* Start *

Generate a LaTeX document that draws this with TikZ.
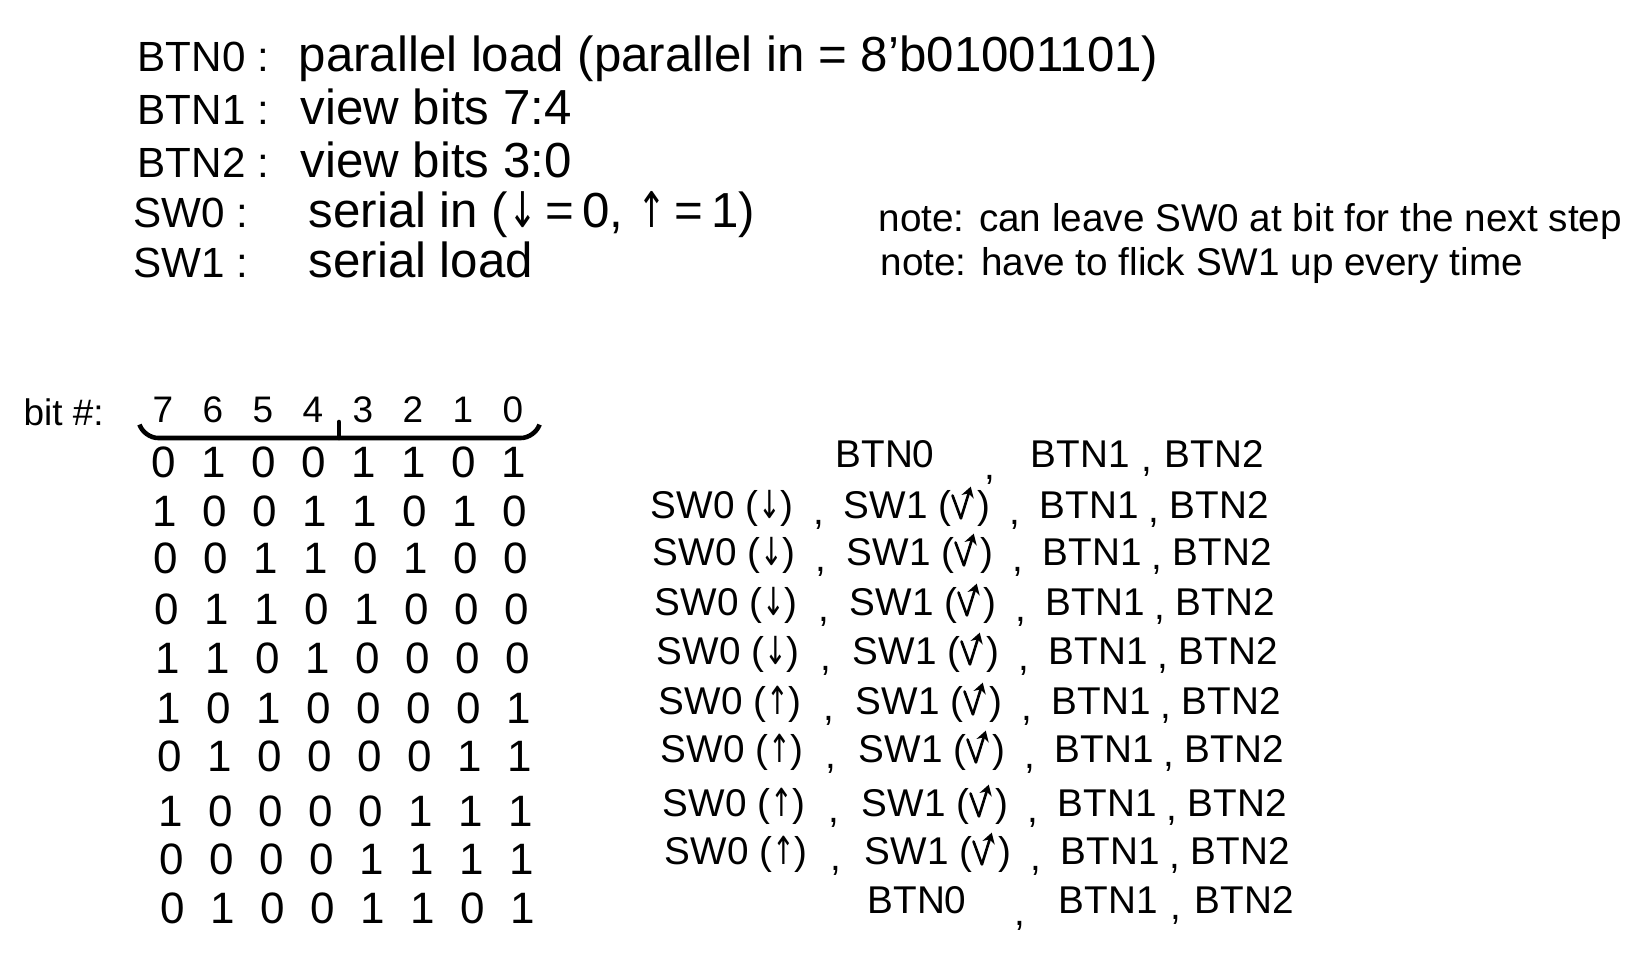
\documentclass[tikz,border=0pt]{standalone}
\usepackage{fontspec}
\usepackage{graphicx}
\setmainfont{Liberation Sans}
\newfontfamily\arrowfont{DejaVu Sans}
\usepackage{tikz}
\usetikzlibrary{arrows.meta, calc}
\tikzset{
  hand/.style={font=\fontsize{11}{13}\selectfont, inner sep=0pt},
  keyhand/.style={font=\fontsize{12}{14}\selectfont, inner sep=0pt},
  deschand/.style={font=\fontsize{14}{16}\selectfont, inner sep=0pt},
  notehand/.style={font=\fontsize{11}{13}\selectfont, inner sep=0pt},
  bitdigit/.style={font=\fontsize{12.5}{14}\selectfont, inner sep=0pt},
  bitlabel/.style={font=\fontsize{10.5}{12}\selectfont, inner sep=0pt},
}
\newcommand{\arrdn}{{\arrowfont\scalebox{0.7}[1]{↓}}}
\newcommand{\arrup}{{\arrowfont\scalebox{0.7}[1]{↑}}}
\newcommand{\flickup}{\tikz[baseline=0pt, x=1pt, y=1pt, line width=0.75pt, line cap=round]{\draw (0,6.5) -- (2.4,0); \draw[-{Stealth[length=3pt,width=3.6pt]}] (2.4,0) -- (5.2,9);}\kern1.2pt}

\begin{document}
\begin{tikzpicture}[x=0.01cm, y=-0.01cm]
  \useasboundingbox (0,0) rectangle (1652,955);

  % what each button and switch does
  \node[keyhand, anchor=mid west] (keyA) at (137,62) {BTN0 :};
  \node[deschand, anchor=mid west] (descA) at (298,62) {parallel load (parallel in = 8'b01001101)};
  \node[keyhand, anchor=mid west] (keyB) at (137,115) {BTN1 :};
  \node[deschand, anchor=mid west] (descB) at (300,115) {view bits 7:4};
  \node[keyhand, anchor=mid west] (keyC) at (137,168) {BTN2 :};
  \node[deschand, anchor=mid west] (descC) at (300,168) {view bits 3:0};
  \node[keyhand, anchor=mid west] (keyD) at (133,218) {SW0 :};
  \node[deschand, anchor=mid west] (descD) at (308,218) {serial in (\arrdn\,=\,0, \arrup\,=\,1)};
  \node[keyhand, anchor=mid west] (keyE) at (133,268) {SW1 :};
  \node[deschand, anchor=mid west] (descE) at (308,268) {serial load};

  \node[notehand, anchor=mid west] (noteA) at (878,222) {note: can leave SW0 at bit for the next step};
  \node[notehand, anchor=mid west] (noteB) at (880,266) {note: have to flick SW1 up every time};

  % bit numbers
  \node[bitlabel, anchor=mid west] (bitno) at (23,416) {bit \#:};
  \foreach \n [count=\c] in {7,6,5,4,3,2,1,0}
    \node[bitlabel] (hd\c) at ({163+(\c-1)*50}, 410) {\n};
  \draw[line width=1.3pt, line cap=round, rounded corners=4pt]
    (140,426) -- (144,438) -- (535,438) -- (539,426);
  \draw[line width=1.3pt, line cap=round] (339,438) -- (339,422);

  % register contents after each step
  \foreach \y/\bits [count=\r] in {
      462/{0,1,0,0,1,1,0,1}, 511/{1,0,0,1,1,0,1,0}, 558/{0,0,1,1,0,1,0,0},
      609/{0,1,1,0,1,0,0,0}, 658/{1,1,0,1,0,0,0,0}, 708/{1,0,1,0,0,0,0,1},
      756/{0,1,0,0,0,0,1,1}, 811/{1,0,0,0,0,1,1,1}, 859/{0,0,0,0,1,1,1,1},
      908/{0,1,0,0,1,1,0,1}}
    \foreach \b [count=\c] in \bits
      \node[bitdigit] (bit\r-\c) at ({163+(\c-1)*50+\r}, \y) {\b};

  % button presses
  \node[hand, anchor=mid] (pressA) at (885,458) {BTN0};
  \node[hand, anchor=mid west] (vhA) at (1030,458) {BTN1};
  \node[hand, anchor=mid west] (vlA) at (1164,458) {BTN2};
  \node[hand, anchor=mid] (cmA) at (990,470) {,};
  \node[hand, anchor=mid] (cmB) at ($(vhA.mid east)!0.5!(vlA.mid west)+(0,4)$) {,};

  \foreach \y/\a [count=\r] in {509/\arrdn, 556/\arrdn, 606/\arrdn, 655/\arrdn,
      705/\arrup, 753/\arrup, 807/\arrup, 855/\arrup} {
    \node[hand, anchor=mid west] (sin\r) at ({648+\r*2}, \y) {SW0 (\a)};
    \node[hand, anchor=mid west] (sld\r) at ({840+\r*3}, \y) {SW1 (\flickup)};
    \node[hand, anchor=mid west] (vh\r) at ({1036+\r*3}, \y) {BTN1};
    \node[hand, anchor=mid west] (vl\r) at ({1166+\r*3}, \y) {BTN2};
    \node[hand, anchor=mid] (cmC\r) at ($(sin\r.mid east)!0.5!(sld\r.mid west)+(0,6)$) {,};
    \node[hand, anchor=mid] (cmD\r) at ($(sld\r.mid east)!0.5!(vh\r.mid west)+(0,6)$) {,};
    \node[hand, anchor=mid] (cmE\r) at ($(vh\r.mid east)!0.5!(vl\r.mid west)+(0,4)$) {,};
  }

  \node[hand, anchor=mid] (pressB) at (917,904) {BTN0};
  \node[hand, anchor=mid west] (vhB) at (1058,904) {BTN1};
  \node[hand, anchor=mid west] (vlB) at (1194,904) {BTN2};
  \node[hand, anchor=mid] (cmF) at (1020,916) {,};
  \node[hand, anchor=mid] (cmG) at ($(vhB.mid east)!0.5!(vlB.mid west)+(0,6)$) {,};
\end{tikzpicture}
\end{document}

* End *

### WHAT TO WORK ON
Every line of the material is to be quoted exactly, with no pictures carried over.

### TASK OUTPUT
Generate a LaTeX document that draws this with TikZ.
\documentclass[tikz,border=0pt]{standalone}
\usepackage{fontspec}
\usepackage{graphicx}
\setmainfont{Liberation Sans}
\newfontfamily\arrowfont{DejaVu Sans}
\usepackage{tikz}
\usetikzlibrary{arrows.meta, calc}
\tikzset{
  hand/.style={font=\fontsize{11}{13}\selectfont, inner sep=0pt},
  keyhand/.style={font=\fontsize{12}{14}\selectfont, inner sep=0pt},
  deschand/.style={font=\fontsize{14}{16}\selectfont, inner sep=0pt},
  notehand/.style={font=\fontsize{11}{13}\selectfont, inner sep=0pt},
  bitdigit/.style={font=\fontsize{12.5}{14}\selectfont, inner sep=0pt},
  bitlabel/.style={font=\fontsize{10.5}{12}\selectfont, inner sep=0pt},
}
\newcommand{\arrdn}{{\arrowfont\scalebox{0.7}[1]{↓}}}
\newcommand{\arrup}{{\arrowfont\scalebox{0.7}[1]{↑}}}
\newcommand{\flickup}{\tikz[baseline=0pt, x=1pt, y=1pt, line width=0.75pt, line cap=round]{\draw (0,6.5) -- (2.4,0); \draw[-{Stealth[length=3pt,width=3.6pt]}] (2.4,0) -- (5.2,9);}\kern1.2pt}

\begin{document}
\begin{tikzpicture}[x=0.01cm, y=-0.01cm]
  \useasboundingbox (0,0) rectangle (1652,955);

  % what each button and switch does
  \node[keyhand, anchor=mid west] (keyA) at (137,62) {BTN0 :};
  \node[deschand, anchor=mid west] (descA) at (298,62) {parallel load (parallel in = 8'b01001101)};
  \node[keyhand, anchor=mid west] (keyB) at (137,115) {BTN1 :};
  \node[deschand, anchor=mid west] (descB) at (300,115) {view bits 7:4};
  \node[keyhand, anchor=mid west] (keyC) at (137,168) {BTN2 :};
  \node[deschand, anchor=mid west] (descC) at (300,168) {view bits 3:0};
  \node[keyhand, anchor=mid west] (keyD) at (133,218) {SW0 :};
  \node[deschand, anchor=mid west] (descD) at (308,218) {serial in (\arrdn\,=\,0, \arrup\,=\,1)};
  \node[keyhand, anchor=mid west] (keyE) at (133,268) {SW1 :};
  \node[deschand, anchor=mid west] (descE) at (308,268) {serial load};

  \node[notehand, anchor=mid west] (noteA) at (878,222) {note: can leave SW0 at bit for the next step};
  \node[notehand, anchor=mid west] (noteB) at (880,266) {note: have to flick SW1 up every time};

  % bit numbers
  \node[bitlabel, anchor=mid west] (bitno) at (23,416) {bit \#:};
  \foreach \n [count=\c] in {7,6,5,4,3,2,1,0}
    \node[bitlabel] (hd\c) at ({163+(\c-1)*50}, 410) {\n};
  \draw[line width=1.3pt, line cap=round, rounded corners=4pt]
    (140,426) -- (144,438) -- (535,438) -- (539,426);
  \draw[line width=1.3pt, line cap=round] (339,438) -- (339,422);

  % register contents after each step
  \foreach \y/\bits [count=\r] in {
      462/{0,1,0,0,1,1,0,1}, 511/{1,0,0,1,1,0,1,0}, 558/{0,0,1,1,0,1,0,0},
      609/{0,1,1,0,1,0,0,0}, 658/{1,1,0,1,0,0,0,0}, 708/{1,0,1,0,0,0,0,1},
      756/{0,1,0,0,0,0,1,1}, 811/{1,0,0,0,0,1,1,1}, 859/{0,0,0,0,1,1,1,1},
      908/{0,1,0,0,1,1,0,1}}
    \foreach \b [count=\c] in \bits
      \node[bitdigit] (bit\r-\c) at ({163+(\c-1)*50+\r}, \y) {\b};

  % button presses
  \node[hand, anchor=mid] (pressA) at (885,458) {BTN0};
  \node[hand, anchor=mid west] (vhA) at (1030,458) {BTN1};
  \node[hand, anchor=mid west] (vlA) at (1164,458) {BTN2};
  \node[hand, anchor=mid] (cmA) at (990,470) {,};
  \node[hand, anchor=mid] (cmB) at ($(vhA.mid east)!0.5!(vlA.mid west)+(0,4)$) {,};

  \foreach \y/\a [count=\r] in {509/\arrdn, 556/\arrdn, 606/\arrdn, 655/\arrdn,
      705/\arrup, 753/\arrup, 807/\arrup, 855/\arrup} {
    \node[hand, anchor=mid west] (sin\r) at ({648+\r*2}, \y) {SW0 (\a)};
    \node[hand, anchor=mid west] (sld\r) at ({840+\r*3}, \y) {SW1 (\flickup)};
    \node[hand, anchor=mid west] (vh\r) at ({1036+\r*3}, \y) {BTN1};
    \node[hand, anchor=mid west] (vl\r) at ({1166+\r*3}, \y) {BTN2};
    \node[hand, anchor=mid] (cmC\r) at ($(sin\r.mid east)!0.5!(sld\r.mid west)+(0,6)$) {,};
    \node[hand, anchor=mid] (cmD\r) at ($(sld\r.mid east)!0.5!(vh\r.mid west)+(0,6)$) {,};
    \node[hand, anchor=mid] (cmE\r) at ($(vh\r.mid east)!0.5!(vl\r.mid west)+(0,4)$) {,};
  }

  \node[hand, anchor=mid] (pressB) at (917,904) {BTN0};
  \node[hand, anchor=mid west] (vhB) at (1058,904) {BTN1};
  \node[hand, anchor=mid west] (vlB) at (1194,904) {BTN2};
  \node[hand, anchor=mid] (cmF) at (1020,916) {,};
  \node[hand, anchor=mid] (cmG) at ($(vhB.mid east)!0.5!(vlB.mid west)+(0,6)$) {,};
\end{tikzpicture}
\end{document}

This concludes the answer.